A number of liberal thinkers have critiqued the obsession of western universities with political correctness. In the aftermath of Trump’s election, Mark Lilla wrote that the obsession with diversity issues on campuses was playing into the hands of outlets like Fox News, which love to mock "campus craziness".
Dissident feminist, Camille Paglia wrote in Time: "How is it possible that today’s academic Left has supported rather than protested campus speech codes as well as the grotesque surveillance and over-regulation of student life? American colleges have abandoned their educational mission and become government colonies, ruled by officious bureaucrats enforcing federal dictates."
The sociologist Jonathan Cole pointed out in the Atlantic that these "vigilant speech monitors", have followed all their lives "a straight and narrow path". They have never deviated into "a passion unrelated to school work, and have not been allowed, therefore, to live what many would consider a normal childhood – to play, to learn by doing, to challenge their teachers, to make mistakes."

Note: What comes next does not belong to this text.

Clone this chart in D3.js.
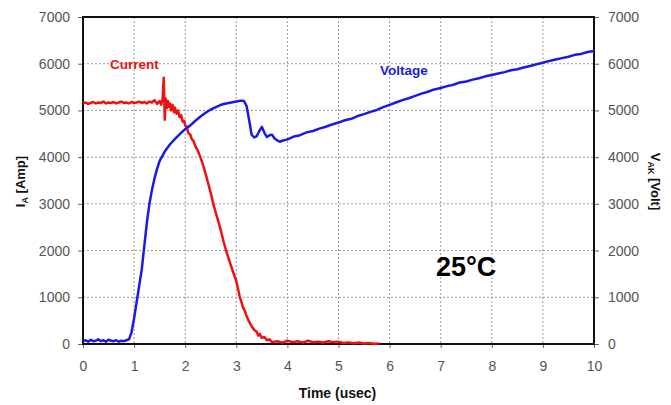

Bromwich quotes the redoubtable Beatrix Campbell: "Debate is not a death sentence and feeling offended is not the same as feeling or being exterminated. There is a human right to life, but there is no right to be not offended," before concluding: "The truth is that in some areas we are close to excogitating a right not to feel offended. The words 'right,' 'feel' and 'offended' in Campbell’s sharp formulation, all are coming to have legal definitions that carry immediate force. It is a right because its violation exposes the offender to penalties of fine, imprisonment or mandatory re-education. Feeling counts because feeling in the offended person is a dispositive fact: proof (which needs no further support) that a crime was committed. We are not far in America – is it just America? – from evolving a right to feel good about ourselves."